In the cloud, a number of principles help you increase reliability. In particular, the following are emphasized for analytics workloads. For more information, refer to the design principles in the AWS Well-Architected Framework whitepaper.

  • Manage the lifecycle of data assets, transitioning and expiration: Apply a governance process to how datasets and assets are maintained. Establish a review cycle on the relevance and freshness of a dataset. Ensure that operational maintenance cycles on managed datasets are being maintained. Such governance can include how data is updated or refreshed, institutional input tracking on data value and use, and criteria and process for data expiration including the use of tiered storage for cost management of data.

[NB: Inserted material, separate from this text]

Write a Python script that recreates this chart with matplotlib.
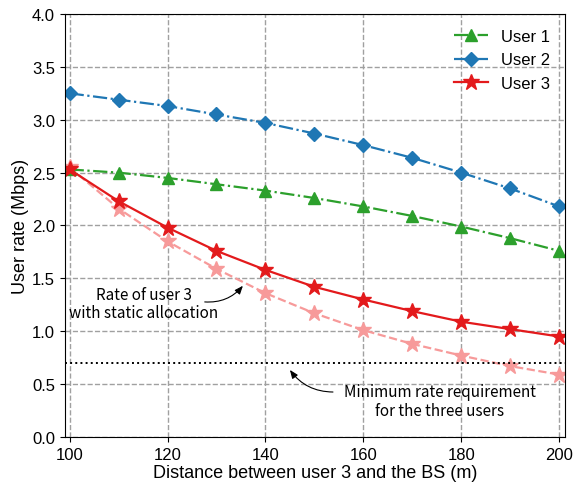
import numpy as np
import matplotlib.pyplot as plt

distance = [100, 110, 120, 130, 140, 150, 160, 170, 180, 190, 200]
user1 = [2.53, 2.50, 2.45, 2.39, 2.33, 2.26, 2.18, 2.09, 1.99, 1.88, 1.76]
user2 = [3.25, 3.19, 3.13, 3.05, 2.97, 2.87, 2.76, 2.64, 2.50, 2.35, 2.18]
user3 = [2.53, 2.23, 1.98, 1.76, 1.58, 1.42, 1.30, 1.19, 1.09, 1.02, 0.95]
user3_static = [2.55, 2.16, 1.85, 1.59, 1.36, 1.17, 1.01, 0.88, 0.77, 0.67, 0.59]
min_rate = 0.7


def main():
    plt.rcParams['font.family'] = ['Liberation Sans', 'DejaVu Sans']
    fig = plt.figure(figsize=(5.73, 4.85), dpi=100)
    ax = fig.add_axes([0.113, 0.097, 0.873, 0.872])

    ax.plot(distance, user3_static, '--', color='#f79a9a', marker='*', markersize=12, lw=1.6)
    ax.plot(distance, user1, '-.', color='#2ca02c', marker='^', markersize=8, lw=1.6, label='User 1')
    ax.plot(distance, user2, '-.', color='#1f77b4', marker='D', markersize=7, lw=1.6, label='User 2')
    ax.plot(distance, user3, '-', color='#e31a1c', marker='*', markersize=12, lw=1.6, label='User 3')
    ax.axhline(min_rate, color='black', ls=':', lw=1.4)

    # annotations (text and arrows placed separately)
    annot_font = ['Noto Sans CJK KR', 'DejaVu Sans']
    arrow = dict(arrowstyle='-|>,head_length=0.5,head_width=0.2', color='black', lw=0.8,
                 shrinkA=0, shrinkB=0)
    ax.text(115.1, 1.26, 'Rate of user 3\nwith static allocation', ha='center', va='center',
            fontsize=11, family=annot_font, linespacing=1.1)
    ax.annotate('', xy=(135.4, 1.43), xytext=(127.6, 1.277),
                arrowprops=dict(arrow, connectionstyle='arc3,rad=0.25'))
    ax.text(175.6, 0.34, 'Minimum rate requirement\nfor the three users', ha='center', va='center',
            fontsize=11, family=annot_font, linespacing=1.1)
    ax.annotate('', xy=(145.0, 0.634), xytext=(153.8, 0.425),
                arrowprops=dict(arrow, connectionstyle='arc3,rad=-0.25'))

    ax.set_xlim(99, 201.2)
    ax.set_ylim(0, 4)
    ax.set_xticks([100, 120, 140, 160, 180, 200])
    ax.set_yticks(np.arange(0, 4.01, 0.5))
    ax.tick_params(labelsize=12)
    ax.set_xlabel('Distance between user 3 and the BS (m)', fontsize=13, labelpad=2)
    ax.set_ylabel('User rate (Mbps)', fontsize=13, labelpad=2)

    ax.grid(True, ls='--', color='#a0a0a0', lw=1)
    ax.legend(loc='upper right', frameon=False, fontsize=12)

    plt.savefig('out.png')


if __name__ == '__main__':
    main()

  • Enforce Data Hygiene: When managing datasets for institutional use, apply mechanisms to assure data model standards are defined and enforced. Every dataset being used within an institutional workload should have a governance model applied to it with a repository that records its control, access, cleanliness standard, usage lineage, and overall management

  • Preserve data lineage: Derived datasets are mutable; original data is not. The process of ingesting data into a data lake begins with the unmodified original “raw” data from which all downstream processes and manipulations derive. This raw dataset may undergo multiple transformations before it can be used by downstream analytical applications. It's important to maintain traceability of data attributes as the data moves through each layer of the analytical system with data lineage capture. A metadata repository that maps and tracks the schema changes can be used to capture such lineage information.